Honesty. And here I mean taking an honest look at what drives our deeply held beliefs and our behavior toward those who do not agree with us. We are, all of us, baggage-laden, and our life experiences have shaped who we are with definite precision. A person’s politics emerge for all sorts of reasons (so does a person’s theology and general life philosophy, but that’s another blog post…), and those reasons are never as black and white as it seems. And if your current definition of any Democrat is an unborn baby killer, or your current definition of any Republican is a racist, then it might be time to check yourself and your own ingrained experiences, biases, and journey.
One small example of all this: I once knew a church member who got more than a little nervous when the congregation he belonged to chose to engage in dialogue and fellowship with a local Muslim community. At first, this got written off as hate of anyone different. The truth is that this man was a decorated veteran with five tours in the Middle East. Five. Tours. Of course he could not separate what he’d seen there from his daily life; of course he wanted desperately to keep his fellow church members safe; of course he had some reservations. And once this reality was known? Once his truth had been shared? Tension eased. Some understanding emerged. Perfect harmony? No. Not by a longshot. But at least an honest and humble recognition of his humanity and what had led him to that particular moment in time.

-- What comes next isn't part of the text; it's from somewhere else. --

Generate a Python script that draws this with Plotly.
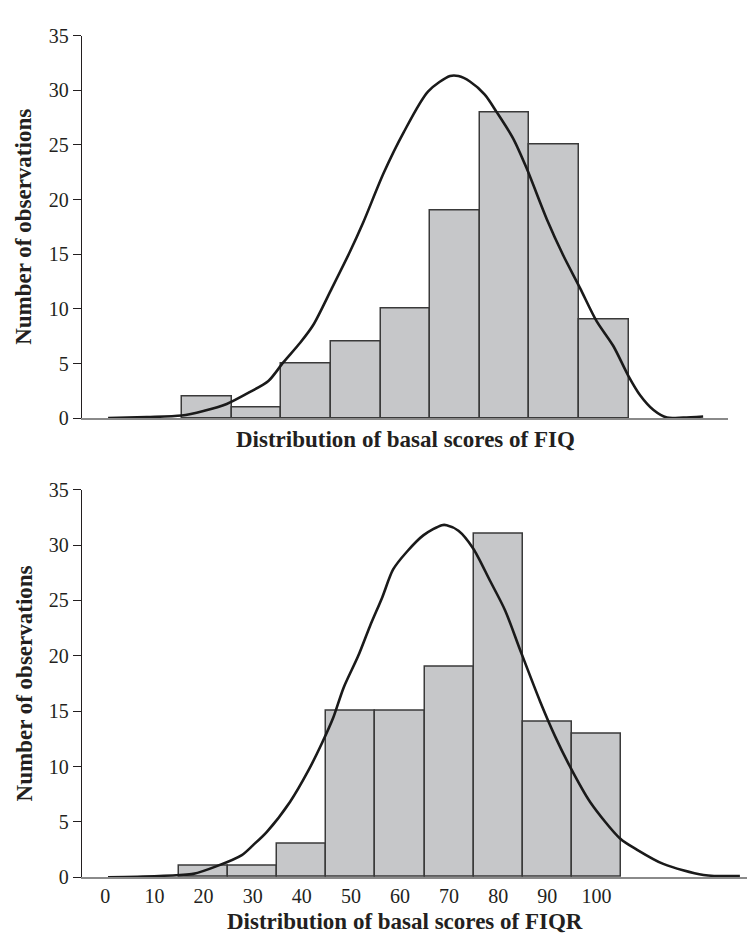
import plotly.graph_objects as go

# ---- data ----
bin_centers = [20, 30, 40, 50, 60, 70, 80, 90, 100]
fiq_counts = [2, 1, 5, 7, 10, 19, 28, 25, 9]
fiqr_counts = [1, 1, 3, 15, 15, 19, 31, 14, 13]

fiq_curve_x = [0.1, 7.9, 14.9, 19.3, 24.0, 28.7, 32.4, 35.4, 38.8, 41.4, 45.2, 48.8, 51.5,
               55.6, 59.6, 64.6, 69.0, 70.7, 73.0, 76.0, 78.4, 81.7, 84.4, 88.5, 91.8,
               95.2, 98.5, 101.9, 104.9, 107.3, 110.0, 112.7, 116.0, 120.0]
fiq_curve_y = [0.0, 0.1, 0.24, 0.66, 1.3, 2.4, 3.4, 5.1, 6.9, 8.5, 11.9, 15.2, 17.9,
               22.4, 26.1, 29.9, 31.3, 31.3, 30.8, 29.6, 28.0, 25.6, 22.9, 18.2, 14.9,
               11.9, 8.9, 6.6, 3.9, 2.1, 0.75, 0.06, 0.06, 0.15]

fiqr_curve_x = [0.55, 7.7, 15.2, 17.9, 22.7, 27.8, 30.1, 32.9, 37.6, 41.3, 44.1, 46.4, 48.5,
                51.5, 53.9, 56.4, 58.6, 61.4, 64.8, 68.5, 69.5, 71.9, 74.9, 78.3, 81.4,
                84.4, 88.5, 91.6, 94.6, 98.7, 104.8, 108.2, 113.6, 121.8, 129.2]
fiqr_curve_y = [0.0, 0.06, 0.2, 0.3, 1.0, 2.0, 2.9, 4.1, 6.8, 9.6, 12.1, 14.4, 17.1,
                20.0, 22.7, 25.3, 27.8, 29.4, 30.9, 31.8, 31.8, 31.3, 29.7, 26.8, 24.1,
                20.6, 15.9, 12.7, 10.0, 6.8, 3.5, 2.5, 1.2, 0.2, 0.1]

y_ticks = [0, 5, 10, 15, 20, 25, 30, 35]
x_ticks = [0, 10, 20, 30, 40, 50, 60, 70, 80, 90, 100]

top_title = "Distribution of basal scores of FIQ"
bottom_title = "Distribution of basal scores of FIQR"
y_title = "Number of observations"

# ---- styles ----
FONT = "Liberation Serif"
TXT = "#231f20"
BAR_FILL = "#c6c7c9"
BAR_LINE = "#3a3a3a"

W, H = 755, 943
OFF = 8  # default page body margin


def px(p):
    return (p - OFF) / W


def py(p):
    return 1 - (p - OFF) / H


fig = go.Figure()

fig.add_trace(go.Bar(x=bin_centers, y=fiq_counts, width=10,
                     marker=dict(color=BAR_FILL, line=dict(color=BAR_LINE, width=1.5)),
                     xaxis="x", yaxis="y", showlegend=False))
fig.add_trace(go.Scatter(x=fiq_curve_x, y=fiq_curve_y, mode="lines",
                         line=dict(color="#1a1a1a", width=2.6, shape="spline", smoothing=0.8),
                         xaxis="x", yaxis="y", showlegend=False))
fig.add_trace(go.Bar(x=bin_centers, y=fiqr_counts, width=10,
                     marker=dict(color=BAR_FILL, line=dict(color=BAR_LINE, width=1.5)),
                     xaxis="x2", yaxis="y2", showlegend=False))
fig.add_trace(go.Scatter(x=fiqr_curve_x, y=fiqr_curve_y, mode="lines",
                         line=dict(color="#1a1a1a", width=2.6, shape="spline", smoothing=0.8),
                         xaxis="x2", yaxis="y2", showlegend=False))

tickfont = dict(family=FONT, size=20, color=TXT)

yax_common = dict(range=[0, 35], tickvals=y_ticks, showgrid=False, zeroline=False,
                  showline=True, linecolor="#231f20", linewidth=1.3,
                  ticks="outside", ticklen=8, tickwidth=1.3, tickcolor="#231f20",
                  tickfont=tickfont, fixedrange=True)
yax_inner = dict(range=[0, 35], tickvals=y_ticks, showgrid=False, zeroline=False,
                 showline=False, ticks="inside", ticklen=8, tickwidth=1.3,
                 tickcolor="#231f20", showticklabels=False, fixedrange=True)

fig.update_layout(
    width=W, height=H,
    margin=dict(l=0, r=0, t=0, b=0),
    paper_bgcolor="white", plot_bgcolor="white",
    bargap=0, barmode="overlay",
    xaxis=dict(domain=[px(82), px(728.3)], range=[-5.16, 125.07], anchor="y",
               showgrid=False, zeroline=False, showline=True, linecolor="#8a8a8a",
               linewidth=1.5, ticks="", showticklabels=False, fixedrange=True),
    yaxis=dict(domain=[py(416.7), py(25)], anchor="x", **yax_common),
    yaxis3=dict(overlaying="y", anchor="x", **yax_inner),
    xaxis2=dict(domain=[px(82), 1.0], range=[-4.74, 133.9], anchor="y2",
                showgrid=False, zeroline=False, showline=True, linecolor="#8a8a8a",
                linewidth=1.5, ticks="", tickvals=x_ticks, tickfont=tickfont,
                fixedrange=True),
    yaxis2=dict(domain=[py(886.7), py(490)], anchor="x2", **yax_common),
    yaxis4=dict(overlaying="y2", anchor="x2", **yax_inner),
    font=dict(family=FONT, color=TXT),
)

title_font = dict(family=FONT, size=23, color=TXT)
fig.add_annotation(text="<b>" + top_title + "</b>", xref="paper", yref="paper",
                   x=px(405), y=py(439), xanchor="center", yanchor="middle",
                   showarrow=False, font=title_font)
fig.add_annotation(text="<b>" + bottom_title + "</b>", xref="paper", yref="paper",
                   x=px(405), y=py(932), xanchor="center", yanchor="middle",
                   showarrow=False, font=title_font)
fig.add_annotation(text="<b>" + y_title + "</b>", xref="paper", yref="paper",
                   x=px(24), y=py(220.8), xanchor="center", yanchor="middle",
                   textangle=-90, showarrow=False, font=title_font)
fig.add_annotation(text="<b>" + y_title + "</b>", xref="paper", yref="paper",
                   x=px(24), y=py(688.3), xanchor="center", yanchor="middle",
                   textangle=-90, showarrow=False, font=title_font)

fig.write_html("out.html")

Do not mistake me for being either Pollyanna or conflict averse in what I write. I get accused of both on the regular, and I’m familiar with the sort of things I write that lead to such accusations. I am not for one second defending hate, and I refuse to accept the status quo when it means people suffer. Dissent can be so valuable, and free speech matters. And conflict, when practiced well, leads to needed growth.
But what I also know is this: in the last few weeks, I’ve heard multiple people, from various political corners, talk about our border crisis. And not a single one of them wants children to be suffering alone. Not a single one. They may not want entirely open borders, or they might. They may think we need a border wall, or they may not. They may have voted for our current administration, or they may not have. But not a single one wants children to be suffering alone.
And in this tiny but mighty space of common ground rests my equally tiny but mighty hope.
I don’t know what all the answers are. But I know a problem of this magnitude, with such far-reaching implications and such immense trauma, never gets solved in the vacuum of ego or tribalism or social media screaming.
I also believe that prayer matters. I really, really do. Not as a magic wand or Christmas list…but as a way to examine our hearts–individually and corporately–and offer what we find there to a God who is not only at work among us, but who calls us to work, too, with that same God’s love as our first and most important guide along the way.
And so I pray, desperately these days, for real solutions to all that threatens us as a country; for families who find the prospect of leaving all they know and love better than staying; for those who create national policy; for those who are waking up every day to meet the immediate needs of those suffering; for the fear and anxiety and anger that plagues our nation; for the tension in my own heart brought about the disagreement of those around me; for you…for all of us.
And, always, I pray for love to win–preferably sooner rather than later.